┌──

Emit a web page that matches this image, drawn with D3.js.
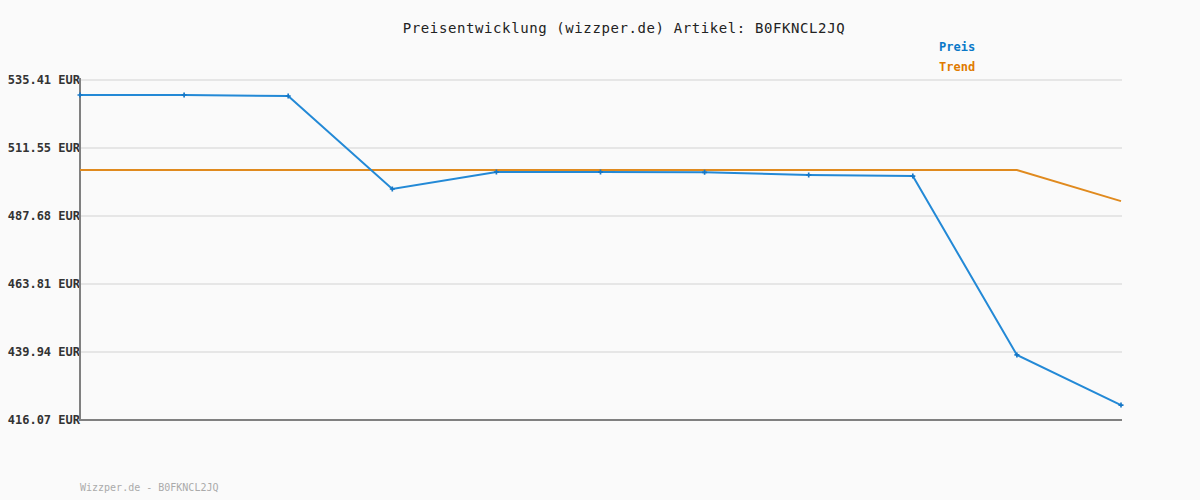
<!DOCTYPE html>
<html>
<head>
<meta charset="utf-8">
<script src="https://cdn.jsdelivr.net/npm/d3@7"></script>
<style>
    body { margin: 0; background: #fafafa; }
    svg { display: block; }
</style>
</head>
<body>
<div id="chart"></div>
<script>
    const width = 1200, height = 500;
    const margin = {top: 80, right: 79, bottom: 80, left: 80};

    const points = [0, 1, 2, 3, 4, 5, 6, 7, 8, 9, 10];
    const preis = [530.15, 530.15, 529.8, 497.15, 503.1, 503.1, 503.0, 502.07, 501.7, 438.9, 421.3];
    const trend = [503.8, 503.8, 503.8, 503.8, 503.8, 503.8, 503.8, 503.8, 503.8, 503.8, 492.9];
    const yTicks = [416.07, 439.94, 463.81, 487.68, 511.55, 535.41];

    const font = '"DejaVu Sans Mono", monospace';

    const svg = d3.select('#chart').append('svg')
        .attr('width', width)
        .attr('height', height);

    svg.append('rect').attr('width', width).attr('height', height).attr('fill', '#fafafa');

    const x = d3.scaleLinear()
        .domain([0, points.length - 1])
        .range([margin.left, width - margin.right]);

    const y = d3.scaleLinear()
        .domain([416.07, 535.41])
        .range([height - margin.bottom, margin.top]);

    // grid
    svg.append('g')
        .selectAll('line')
        .data(yTicks)
        .enter()
        .append('line')
        .attr('x1', margin.left)
        .attr('x2', width - margin.right + 1)
        .attr('y1', d => y(d))
        .attr('y2', d => y(d))
        .attr('stroke', '#e6e6e6')
        .attr('stroke-width', 2);

    // y labels
    svg.append('g')
        .selectAll('text')
        .data(yTicks)
        .enter()
        .append('text')
        .attr('x', margin.left)
        .attr('y', d => y(d))
        .attr('dy', '0.35em')
        .attr('text-anchor', 'end')
        .attr('font-family', font)
        .attr('font-weight', 'bold')
        .attr('font-size', 12)
        .attr('fill', '#333')
        .text(d => d.toFixed(2) + ' EUR');

    // axes
    svg.append('line')
        .attr('x1', margin.left).attr('x2', margin.left)
        .attr('y1', margin.top - 2).attr('y2', height - margin.bottom + 1)
        .attr('stroke', '#808080').attr('stroke-width', 2);
    svg.append('line')
        .attr('x1', margin.left - 1).attr('x2', width - margin.right + 1)
        .attr('y1', height - margin.bottom).attr('y2', height - margin.bottom)
        .attr('stroke', '#808080').attr('stroke-width', 2);

    const line = d3.line()
        .x((d, i) => x(points[i]))
        .y(d => y(d));

    // trend
    svg.append('path')
        .attr('d', line(trend))
        .attr('fill', 'none')
        .attr('stroke', '#e08a1e')
        .attr('stroke-width', 2);

    // price
    svg.append('path')
        .attr('d', line(preis))
        .attr('fill', 'none')
        .attr('stroke', '#2389d6')
        .attr('stroke-width', 2);

    const cross = d3.symbol().type(d3.symbolCross).size(14);
    svg.append('g')
        .selectAll('path')
        .data(preis)
        .enter()
        .append('path')
        .attr('d', cross)
        .attr('transform', (d, i) => `translate(${x(points[i])}, ${y(d)})`)
        .attr('fill', '#1677c6');

    // title
    svg.append('text')
        .attr('x', 624)
        .attr('y', 33)
        .attr('text-anchor', 'middle')
        .attr('font-family', font)
        .attr('font-size', 14)
        .attr('letter-spacing', 0.6)
        .attr('fill', '#222')
        .text('Preisentwicklung (wizzper.de) Artikel: B0FKNCL2JQ');

    // legend
    const legend = [{name: 'Preis', color: '#0a78c8'}, {name: 'Trend', color: '#e07b00'}];
    svg.append('g')
        .selectAll('text')
        .data(legend)
        .enter()
        .append('text')
        .attr('x', 939)
        .attr('y', (d, i) => 51 + i * 20)
        .attr('font-family', font)
        .attr('font-weight', 'bold')
        .attr('font-size', 12)
        .attr('fill', d => d.color)
        .text(d => d.name);

    // footer
    svg.append('text')
        .attr('x', 80)
        .attr('y', 491)
        .attr('font-family', font)
        .attr('font-size', 10)
        .attr('fill', '#aaa')
        .text('Wizzper.de - B0FKNCL2JQ');
</script>
</body>
</html>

└──

Without the pictures, copy the material exactly as given.

Emit a web page that matches this image, drawn with D3.js.
<!DOCTYPE html>
<html>
<head>
<meta charset="utf-8">
<script src="https://cdn.jsdelivr.net/npm/d3@7"></script>
<style>
    body { margin: 0; background: #fafafa; }
    svg { display: block; }
</style>
</head>
<body>
<div id="chart"></div>
<script>
    const width = 1200, height = 500;
    const margin = {top: 80, right: 79, bottom: 80, left: 80};

    const points = [0, 1, 2, 3, 4, 5, 6, 7, 8, 9, 10];
    const preis = [530.15, 530.15, 529.8, 497.15, 503.1, 503.1, 503.0, 502.07, 501.7, 438.9, 421.3];
    const trend = [503.8, 503.8, 503.8, 503.8, 503.8, 503.8, 503.8, 503.8, 503.8, 503.8, 492.9];
    const yTicks = [416.07, 439.94, 463.81, 487.68, 511.55, 535.41];

    const font = '"DejaVu Sans Mono", monospace';

    const svg = d3.select('#chart').append('svg')
        .attr('width', width)
        .attr('height', height);

    svg.append('rect').attr('width', width).attr('height', height).attr('fill', '#fafafa');

    const x = d3.scaleLinear()
        .domain([0, points.length - 1])
        .range([margin.left, width - margin.right]);

    const y = d3.scaleLinear()
        .domain([416.07, 535.41])
        .range([height - margin.bottom, margin.top]);

    // grid
    svg.append('g')
        .selectAll('line')
        .data(yTicks)
        .enter()
        .append('line')
        .attr('x1', margin.left)
        .attr('x2', width - margin.right + 1)
        .attr('y1', d => y(d))
        .attr('y2', d => y(d))
        .attr('stroke', '#e6e6e6')
        .attr('stroke-width', 2);

    // y labels
    svg.append('g')
        .selectAll('text')
        .data(yTicks)
        .enter()
        .append('text')
        .attr('x', margin.left)
        .attr('y', d => y(d))
        .attr('dy', '0.35em')
        .attr('text-anchor', 'end')
        .attr('font-family', font)
        .attr('font-weight', 'bold')
        .attr('font-size', 12)
        .attr('fill', '#333')
        .text(d => d.toFixed(2) + ' EUR');

    // axes
    svg.append('line')
        .attr('x1', margin.left).attr('x2', margin.left)
        .attr('y1', margin.top - 2).attr('y2', height - margin.bottom + 1)
        .attr('stroke', '#808080').attr('stroke-width', 2);
    svg.append('line')
        .attr('x1', margin.left - 1).attr('x2', width - margin.right + 1)
        .attr('y1', height - margin.bottom).attr('y2', height - margin.bottom)
        .attr('stroke', '#808080').attr('stroke-width', 2);

    const line = d3.line()
        .x((d, i) => x(points[i]))
        .y(d => y(d));

    // trend
    svg.append('path')
        .attr('d', line(trend))
        .attr('fill', 'none')
        .attr('stroke', '#e08a1e')
        .attr('stroke-width', 2);

    // price
    svg.append('path')
        .attr('d', line(preis))
        .attr('fill', 'none')
        .attr('stroke', '#2389d6')
        .attr('stroke-width', 2);

    const cross = d3.symbol().type(d3.symbolCross).size(14);
    svg.append('g')
        .selectAll('path')
        .data(preis)
        .enter()
        .append('path')
        .attr('d', cross)
        .attr('transform', (d, i) => `translate(${x(points[i])}, ${y(d)})`)
        .attr('fill', '#1677c6');

    // title
    svg.append('text')
        .attr('x', 624)
        .attr('y', 33)
        .attr('text-anchor', 'middle')
        .attr('font-family', font)
        .attr('font-size', 14)
        .attr('letter-spacing', 0.6)
        .attr('fill', '#222')
        .text('Preisentwicklung (wizzper.de) Artikel: B0FKNCL2JQ');

    // legend
    const legend = [{name: 'Preis', color: '#0a78c8'}, {name: 'Trend', color: '#e07b00'}];
    svg.append('g')
        .selectAll('text')
        .data(legend)
        .enter()
        .append('text')
        .attr('x', 939)
        .attr('y', (d, i) => 51 + i * 20)
        .attr('font-family', font)
        .attr('font-weight', 'bold')
        .attr('font-size', 12)
        .attr('fill', d => d.color)
        .text(d => d.name);

    // footer
    svg.append('text')
        .attr('x', 80)
        .attr('y', 491)
        .attr('font-family', font)
        .attr('font-size', 10)
        .attr('fill', '#aaa')
        .text('Wizzper.de - B0FKNCL2JQ');
</script>
</body>
</html>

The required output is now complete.